The regional composition is cover China, India, Indonesia, Low income Asia, Asean and other Asia, sub-Saharan Africa, Maghreb, Mediterranean, Gulf Region, Brazil, Mexico, Other Latin America, USA, Canada, Australia and New Zealand, Japan, EC, EFTA, European Economies in transition and former Soviet Union.
But the responses to questions by Bovin and Mensbrugghe repeatedly made references to the agricultural issues and liberalisation and somewhat in passing to a World Bank study on liberalisation of textiles and clothing sector, but without any reference to or indication of awareness that the Dunkel text on textiles and clothing is somewhat (and from the exporters point of view more disadvantageous) liberalisation process
The study has taken as its 'working hypothesis' the Dunkel Draft Text or the DFA tabled by Arthur Dunkel in December 1991, a 30% reduction in tariffs in agriculture and other areas, 30% reduction in subsidies for purchase of agricultural inputs -- assumptions said to coincide with the initial negotiating positions at beginning of 1991 and hence claimed to be "close to the scenario of the DFA".
Bovin told the informal Board session their model did not include the "considerable" non-tariff barriers. And though the world markets have conditions of imperfect competition, the model assumed perfect competition. But recent studies, Bovin said, showed that in conditions of imperfect competition, welfare gains by liberalisation were higher.
However, neither the study nor the interventions give any indication of how the Dunkel proposals were translated into quantitative terms for specific product projections, the elasticities used and how they were arrived at or the assumptions made for this, what specific estimates were made of the impact of trade liberalisation on output growth and its diffusion in the South.

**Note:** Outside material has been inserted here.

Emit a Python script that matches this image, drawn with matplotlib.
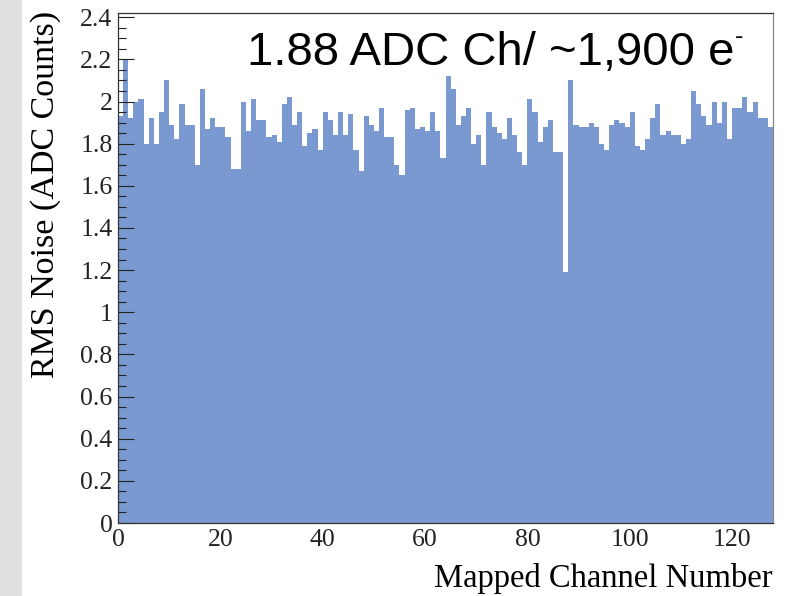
import numpy as np
import matplotlib
matplotlib.use('Agg')
from matplotlib import pyplot as plt
from matplotlib.ticker import MultipleLocator
from matplotlib.patches import Rectangle

# RMS noise per mapped channel
rms_noise = [
    1.93, 2.20, 1.92, 2.00, 2.01, 1.80, 1.92, 1.80, 1.95, 2.10,
    1.89, 1.82, 1.99, 1.89, 1.89, 1.70, 2.06, 1.87, 1.92, 1.88,
    1.88, 1.83, 1.68, 1.68, 2.00, 1.86, 2.01, 1.91, 1.91, 1.83,
    1.84, 1.81, 1.99, 2.02, 1.89, 1.95, 1.79, 1.85, 1.87, 1.77,
    1.95, 1.91, 1.84, 1.95, 1.84, 1.94, 1.77, 1.67, 1.93, 1.89,
    1.86, 1.97, 1.83, 1.83, 1.70, 1.65, 1.96, 1.97, 1.87, 1.88,
    1.86, 1.95, 1.86, 1.73, 2.12, 2.06, 1.89, 1.93, 1.97, 1.80,
    1.84, 1.70, 1.95, 1.88, 1.85, 1.82, 1.92, 1.84, 1.76, 1.70,
    2.01, 1.95, 1.81, 1.88, 1.91, 1.76, 1.76, 1.19, 2.10, 1.89,
    1.88, 1.88, 1.90, 1.88, 1.80, 1.77, 1.89, 1.91, 1.90, 1.88,
    1.95, 1.79, 1.77, 1.82, 1.92, 1.99, 1.84, 1.86, 1.84, 1.84,
    1.80, 1.82, 2.05, 1.99, 1.93, 1.89, 2.00, 1.90, 2.00, 1.82,
    1.97, 1.97, 2.02, 1.95, 2.00, 1.92, 1.92, 1.88,
]
channels = np.arange(len(rms_noise))
x_ticks = [0, 20, 40, 60, 80, 100, 120]
y_ticks = [0, 0.2, 0.4, 0.6, 0.8, 1, 1.2, 1.4, 1.6, 1.8, 2, 2.2, 2.4]
y_tick_labels = ['0', '0.2', '0.4', '0.6', '0.8', '1', '1.2', '1.4', '1.6', '1.8', '2', '2.2', '2.4']

plt.rcParams['font.family'] = ['Liberation Serif', 'DejaVu Serif']

fig = plt.figure(figsize=(7.9, 5.96), dpi=100)
fig.patch.set_facecolor('white')
# grey slide edge on the left
fig.patches.append(Rectangle((0, 0), 22 / 790, 1, transform=fig.transFigure,
                             facecolor='#e0e0e0', edgecolor='none', zorder=0))

ax = fig.add_axes([118 / 790, 1 - 523 / 596, 655 / 790, 510 / 596])
ax.bar(channels, rms_noise, width=1.0, align='edge', color='#7a99d1',
       edgecolor='none', linewidth=0)

ax.set_xlim(0, 128)
ax.set_ylim(0, 2.42)
ax.set_xticks(x_ticks)
ax.set_yticks(y_ticks)
ax.set_yticklabels(y_tick_labels)
ax.yaxis.set_minor_locator(MultipleLocator(0.05))

ax.tick_params(axis='y', which='major', direction='in', length=11.5, width=0.8,
               labelsize=18.5, pad=4, colors='#222222')
ax.tick_params(axis='y', which='minor', direction='in', length=5.5, width=0.8,
               colors='#222222')
ax.tick_params(axis='x', which='major', length=0, labelsize=18.5, pad=4,
               colors='#222222')

for s in ax.spines.values():
    s.set_linewidth(0.9)
    s.set_color('#333333')
ax.spines['right'].set_color('#888888')

ax.set_xlabel('Mapped Channel Number', fontsize=23.5, loc='right', va='center')
ax.xaxis.set_label_coords(1.0, -0.108)
ax.set_ylabel('RMS Noise (ADC Counts)', fontsize=24.5, loc='top', va='center')
ax.yaxis.set_label_coords(-0.111, 1.005)

note = ax.text(0.197, 0.898, '1.88 ADC Ch/ ~1,900 e', transform=ax.transAxes,
               fontsize=34, family='Liberation Sans', ha='left', va='baseline',
               color='black')
ax.annotate('-', xy=(1.0, 0.86), xycoords=note, xytext=(0.5, 0),
            textcoords='offset points', fontsize=18, family='Liberation Sans',
            ha='left', va='center', color='black')

fig.savefig('out.png', dpi=100)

Though the claim of its being a "dynamic model" projected over ten years was made, the study gives no clue on the assumptions about other variables used over the period and how they might affect the results -- exchange rates, flows of capital resources, use of other resources, productivity increases, technology flows and changes and their impacts on factors of production -- all of which would be the most truly dynamic factors.
The RUNS model has been described in the study as in the class of "applied (or computable) general equilibrium models", incorporating supply and demand relations for different economic sectors, rather than only of sectors of interest as in partial equilibrium models and including factor markets, labour, land and capital and feedback effects from income to demand and savings.
Yet, Bovin said it had been assumed that there would be no change in world allocations of foreign direct investment, that the regional balances would remain the same and that effects of productivity gains had not been taken into account.
He however made clear that the model used was not an economic forecast model and hence could not answer questions as to what effect the conclusion of the Round would have on current world recession, but that the liberalisation would bring about structural changes which were more important.
An econometrician from another international organization who was present at the informals said the 200-250 billion dollar trade gain after ten years should be seen in context. He noted that world trade (including goods and services) in 1992 was estimated to be of the order of 4600 billion dollars and had been growing from 1983 at annual percentages ranging from 2.5 to as high as 8- 9 percent, and is generally estimated to have started accelerating in 1992 to a little over four percent.
The 200-250 billion dollar figure at end of ten years, seen in this perspective, is just five percent of the world trade and would probably add to the world gdp (now about $20,000 billion and even normally expected to be $23,000 billion after ten years) 0.8 percent. This assumed that other variables won't change: a somewhat difficult assumption to make either in theory or in actual experience.
The growth projection was very small in terms of alternate growth-oriented policies. In other words if the efforts spent on the Round had been devoted to alternate growth policies, the results would have far outstripped the gains from the Round after ten years..
Another economist said all these projections and claims appeared to be driven by the OECD ideological view about the Round and that its conclusion is desirable for the interests of the OECD countries and assumed that if trade restrictions were removed and trade liberalized, world trade and output would grow.
It is like assumption over a car stalled on a road before a closed gate, he said.
Even if the gate was opened, the stalled car won't start and move forward until the reasons for its stalling are removed. It could be a simple case of lacking petrol or more serious one of major structural problems like a conked engine or a broken gear box.
Econometrics, another said, is little understood even by most economists who use its results. It can be a useful tool if its limitations are clearly understood, and econometrics used to look at some possible trends. But no one can take decisions on such projections and any entrepreneur, proceeding on basis of projections would quickly come to grief. The results of economic theory depend on behaviour and decisions of individuals and collectivities and hence social and political dimensions -- a fact that most often is ignored.